A couple of people asked me what I made of the Telegraph’s recent article on Green Party policy, Drugs, brothels, al-Qaeda and the Beyonce tax: the Green Party plan for Britain. So I thought I’d jot down a few notes for a (potentially) wider readership.

  1. The Green Party has some crazy, wacky, ludicrous or disturbing polices, and if you are willing to wade through 161,403 words, you will find them! The party’s policies have been built up over decades. The only way policy can be changed is by the party conference. This makes the policies very democratic, but also gives them a tendency to grow, and grow, and grow. Few people in the party spend much time reading the policies, and members are far more likely to propose additions to policy than deletions from it. Have a quick look now at policy.greenparty.org.uk.

  2. Only a small subset of the policies are important at any given time, and these policies may be found in manifestos and heard in media appearances. It’s much more important to pay attention to those.

  3. The broad principles are more important than the individual policies and that’s what attracted me to the Green Party. Green politics, internationally, is built on four pillars: ecology, social justice, grassroots democracy, and nonviolence. Derek Wall’s book, The No-Nonsense Guide to Green Politics is a good introduction to this: see my posts here and here. If you like the sound of that, don’t be unduly put off by the minutiae.

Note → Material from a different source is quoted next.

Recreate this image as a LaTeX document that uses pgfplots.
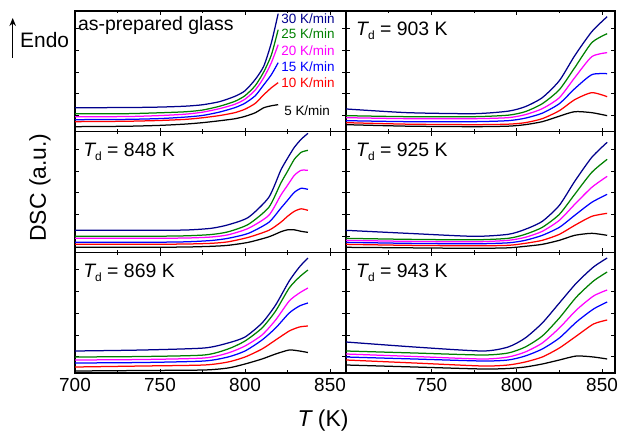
\documentclass[border=0pt]{standalone}
\usepackage{pgfplots}
\pgfplotsset{compat=1.18}
\usepackage{pgfplotstable}
\usetikzlibrary{arrows.meta}
\usepackage{fontspec}
\setmainfont{Liberation Sans}
\definecolor{cnavy}{rgb}{0,0,0.55}
\definecolor{cgreen}{rgb}{0,0.5,0}
\definecolor{cmag}{rgb}{1,0,1}
\definecolor{cblue}{rgb}{0,0,1}
\definecolor{cred}{rgb}{1,0,0}

% as-prepared glass
\pgfplotstableread{
T     k5   k10  k15  k20  k25  k30
700   5    10   12   15   18   24
730   5.4  10.4 12.3 15.1 18   24.1
750   6.3  11.2 13.1 16.1 18.9 24.6
765   7.6  12.3 14.6 17.5 19.9 25.5
775   9    13.9 16.2 19.5 21.6 26.9
785   10.9 16.1 19.6 23   25.4 30
794   12.9 19   24   27.4 30.3 35.3
800   15.3 22.5 28.5 32.5 36   40.9
806   18.9 28.3 35.9 41.6 46   52.2
811   23.9 36.9 46.8 53.9 59.7 65.4
815.5 25.9 43.9 57   69   76.7 88.9
819.5 27   49   69   87   102  118
}\tabTL
% Td = 903 K
\pgfplotstableread{
T     k5   k10  k15  k20  k25  k30
700   7    9    11   14   16   22.7
736   5.5  7.5  10   13   15   19
775   5    7    10   13   15   18
795   5.5  7.5  11   14   16.5 20.5
805   7    9    13.5 17   20   25
815   10   13   18.5 23   28   34
825   15.5 21   28   34   42   51
834   20   32   43   54   64   76
844   19   39   57   75   89   100
853   16   35   58   79   98   115
}\tabTR
% Td = 848 K
\pgfplotstableread{
T     k5   k10  k15  k20  k25  k30
700   5    8    10   14   16   22
740   5    8    10   14   16   22
765   5.3  8.3  10.5 14.3 16.5 22.3
780   6    9    11.8 15.3 17.8 24
790   7    10.5 14   17.5 20.5 27.5
802   10   15   19   24   28   35
814   15.5 22   30   37   45   55
821   20.5 30   44   57   69   82
825   22.5 36   52   67   81   94
829   22.5 41   60   77   93   105
833   21   43.5 64   82   100  113
837   20   42   63   82   102  119
}\tabML
% Td = 925 K
\pgfplotstableread{
T     k5   k10  k15  k20  k25  k30
700   5    8    10   12   14   22
736   4.5  7    9    11   13   19
775   4    6.5  8.5  10.5 12.5 16
795   4.5  7    9.5  12   14   18
805   6    9    12   15   18   23
815   8    12   17   21   25   31
825   12   18   25   32   38   47
834   17   27   37   48   58   71
844   19   36   50   65   80   95
853   17   39   58   76   93   110
}\tabMR
% Td = 869 K
\pgfplotstableread{
T     k5   k10  k15  k20  k25  k30
700   2    6    10   13   16   22
740   2.5  7    10.5 13.5 16.5 23
776   3    8    12   15   18   25
790   5    11   16   20   24   30
800   9    16   22   27   32   36
810   14   24   33   38   45   50
818   19   33   45   53   62   68
826   23   42   60   72   85   92
832   22   46   67   80   96   106
837   20.5 47   70   85   103  115
}\tabBL
% Td = 943 K
\pgfplotstableread{
T     k5   k10  k15  k20  k25  k30
700   8    13   16   19   22   31
740   6    10   14   16.5 20   26
780   4    7    12   14   18   22
795   4.5  8    13   16   20   26
805   6    11   17   21   26   35
815   9    16   24   30   37   50
825   13   25   35   45   55   70
835   17   37   51   63   76   90
845   16   49   64   77   92   106
853   14   53   71   83   101  115
}\tabBR

\newcommand{\sixcurves}[1]{%
  \addplot[black] table[x=T,y=k5]{#1};
  \addplot[cred] table[x=T,y=k10]{#1};
  \addplot[cblue] table[x=T,y=k15]{#1};
  \addplot[cmag] table[x=T,y=k20]{#1};
  \addplot[cgreen] table[x=T,y=k25]{#1};
  \addplot[cnavy] table[x=T,y=k30]{#1};
}
\newcommand{\Td}[1]{{\itshape T}\raisebox{-4bp}{\fontsize{12}{12}\selectfont d} = #1 K}

\tikzset{
  ptitle/.style={anchor=base west, inner sep=0pt, font=\fontsize{19.5}{20}\selectfont},
  rate/.style={anchor=base west, inner sep=0pt, font=\fontsize{13.5}{14}\selectfont},
}
\pgfplotsset{
  panel/.style={
    scale only axis, height=120.67bp,
    xmin=700, ymin=0, ymax=120.67,
    xtick={700,750,800,850}, minor xtick={725,775,825},
    ytick={16.3,38,59.7,81.4,103.1}, yticklabels={},
    xticklabels={},
    tick align=inside, major tick length=4bp, minor tick length=2.5bp,
    axis line style={line width=1.1bp},
    every tick/.style={black, line width=0.8bp},
    tick label style={font=\fontsize{19}{20}\selectfont},
    xticklabel style={yshift=-1.5bp},
    /pgf/number format/assume math mode=true,
    every axis plot/.append style={line width=1.25bp, smooth, tension=0.4, no marks},
  },
  leftcol/.style={panel, width=271bp, xmax=859.4},
  rightcol/.style={panel, width=269bp, xmax=857.6},
}

\begin{document}
\begin{tikzpicture}
\path[use as bounding box] (0,0) rectangle (620bp,432bp);

% top left
\begin{axis}[leftcol, at={(75bp,300.33bp)}, anchor=south west]
\sixcurves{\tabTL}
\node[ptitle] at (rel axis cs:0.011,0.835) {as-prepared glass};
\node[rate, text=cnavy] at (axis cs:821.3,108) {30 K/min};
\node[rate, text=cgreen] at (axis cs:821.3,93) {25 K/min};
\node[rate, text=cmag] at (axis cs:821.3,76) {20 K/min};
\node[rate, text=cblue] at (axis cs:821.3,60) {15 K/min};
\node[rate, text=cred] at (axis cs:821.3,44) {10 K/min};
\node[rate, text=black] at (axis cs:823,16) {5 K/min};
\end{axis}

% top right
\begin{axis}[rightcol, at={(346bp,300.33bp)}, anchor=south west]
\sixcurves{\tabTR}
\node[ptitle] at (rel axis cs:0.037,0.80) {\Td{903}};
\end{axis}

% middle left
\begin{axis}[leftcol, at={(75bp,179.67bp)}, anchor=south west]
\sixcurves{\tabML}
\node[ptitle] at (rel axis cs:0.03,0.795) {\Td{848}};
\end{axis}

% middle right
\begin{axis}[rightcol, at={(346bp,179.67bp)}, anchor=south west]
\sixcurves{\tabMR}
\node[ptitle] at (rel axis cs:0.037,0.795) {\Td{925}};
\end{axis}

% bottom left
\begin{axis}[leftcol, at={(75bp,59bp)}, anchor=south west,
  xticklabels={700,750,800,850}]
\sixcurves{\tabBL}
\node[ptitle] at (rel axis cs:0.03,0.795) {\Td{869}};
\end{axis}

% bottom right
\begin{axis}[rightcol, at={(346bp,59bp)}, anchor=south west,
  xticklabels={,750,800,850}]
\sixcurves{\tabBR}
\node[ptitle] at (rel axis cs:0.037,0.795) {\Td{943}};
\end{axis}

% labels
\node[rotate=90, font=\fontsize{23}{24}\selectfont] at (40bp,244.5bp) {DSC (a.u.)};
\node[anchor=base, inner sep=0pt, font=\fontsize{23}{24}\selectfont] at (323bp,6bp) {{\itshape T} (K)};
\node[anchor=base west, inner sep=0pt, font=\fontsize{21}{22}\selectfont] at (20bp,384.5bp) {Endo};
\draw[line width=1.5bp, -{Stealth[length=8bp,width=6.5bp]}] (12.7bp,374bp) -- (12.7bp,414bp);
\end{tikzpicture}
\end{document}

  4. A vote for the Green Party could influence negotiations in a hung parliament even if your vote doesn’t directly contribute to a Green MP being elected. The small number of MPs the party ends up with would be able to say they represent the views of a huge number of people around the country. So they might have a disproportionate amount of bargaining power — still not very much, though — but only in respect to the party’s most prominent and realistic policies. This might be on energy, welfare, benefits or scrapping Trident, depending on how willing the other parties are to make accommodations. There’s absolutely no risk that any of the party’s more idiosyncratic policies will get implemented.

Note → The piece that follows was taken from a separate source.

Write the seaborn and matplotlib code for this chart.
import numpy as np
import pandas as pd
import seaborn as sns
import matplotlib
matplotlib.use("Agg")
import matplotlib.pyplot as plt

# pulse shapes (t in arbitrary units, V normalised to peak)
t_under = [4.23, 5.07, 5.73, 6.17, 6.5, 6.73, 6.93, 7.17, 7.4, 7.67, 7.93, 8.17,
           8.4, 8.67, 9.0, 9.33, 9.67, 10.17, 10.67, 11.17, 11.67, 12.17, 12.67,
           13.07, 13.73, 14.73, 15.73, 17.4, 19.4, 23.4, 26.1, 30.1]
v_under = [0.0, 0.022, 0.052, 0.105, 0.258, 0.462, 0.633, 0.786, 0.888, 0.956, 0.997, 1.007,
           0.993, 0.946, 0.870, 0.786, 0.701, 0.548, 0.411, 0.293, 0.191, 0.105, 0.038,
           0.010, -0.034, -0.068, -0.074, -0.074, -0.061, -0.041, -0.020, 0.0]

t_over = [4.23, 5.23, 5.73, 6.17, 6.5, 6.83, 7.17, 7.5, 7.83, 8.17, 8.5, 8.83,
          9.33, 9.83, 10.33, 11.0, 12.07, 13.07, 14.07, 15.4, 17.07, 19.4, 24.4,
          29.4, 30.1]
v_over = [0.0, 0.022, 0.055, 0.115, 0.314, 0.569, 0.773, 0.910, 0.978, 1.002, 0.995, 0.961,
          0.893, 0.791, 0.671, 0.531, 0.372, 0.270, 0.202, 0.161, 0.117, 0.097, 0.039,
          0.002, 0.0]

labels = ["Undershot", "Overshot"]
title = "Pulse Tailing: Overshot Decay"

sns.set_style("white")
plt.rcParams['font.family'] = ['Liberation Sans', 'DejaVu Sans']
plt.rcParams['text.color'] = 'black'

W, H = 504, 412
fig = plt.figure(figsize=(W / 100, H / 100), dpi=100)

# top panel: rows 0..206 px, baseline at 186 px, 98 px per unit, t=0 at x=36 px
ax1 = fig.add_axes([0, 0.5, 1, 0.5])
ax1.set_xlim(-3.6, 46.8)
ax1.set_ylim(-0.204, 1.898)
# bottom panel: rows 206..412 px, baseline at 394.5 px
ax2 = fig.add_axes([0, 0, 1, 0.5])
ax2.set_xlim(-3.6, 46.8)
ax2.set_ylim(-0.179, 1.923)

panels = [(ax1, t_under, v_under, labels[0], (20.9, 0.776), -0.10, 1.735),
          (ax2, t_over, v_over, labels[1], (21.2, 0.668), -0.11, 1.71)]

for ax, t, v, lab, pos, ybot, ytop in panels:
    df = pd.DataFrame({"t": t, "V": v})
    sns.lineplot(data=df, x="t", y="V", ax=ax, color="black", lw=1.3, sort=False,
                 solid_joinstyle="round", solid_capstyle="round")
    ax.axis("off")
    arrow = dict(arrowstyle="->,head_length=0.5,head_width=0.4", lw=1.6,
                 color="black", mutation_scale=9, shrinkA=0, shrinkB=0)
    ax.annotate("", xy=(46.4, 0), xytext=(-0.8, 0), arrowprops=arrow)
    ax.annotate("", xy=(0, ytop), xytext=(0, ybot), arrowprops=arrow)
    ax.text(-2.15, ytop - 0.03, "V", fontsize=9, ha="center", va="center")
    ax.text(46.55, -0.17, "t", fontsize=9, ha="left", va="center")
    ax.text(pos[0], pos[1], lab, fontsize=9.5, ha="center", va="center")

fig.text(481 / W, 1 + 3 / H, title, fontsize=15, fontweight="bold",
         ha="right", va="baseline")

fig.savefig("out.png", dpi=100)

  5. Other parties don’t disclose their policies and either keep them secret or make them up as they go along. When I joined the Green Party I familiarised myself with the core principles underlying party policy and, for comparison, tried to find something similar on the websites of the other major parties. Could I find anything? No.

  6. You can change Green Party policy for the better. Just join the party and go to the conference! That’s what I’ll be doing in a few weeks’ time. Or join some other party and get involved in that one. But I doubt there is another party in the country that is shaped so directly by its members as the Green Party is.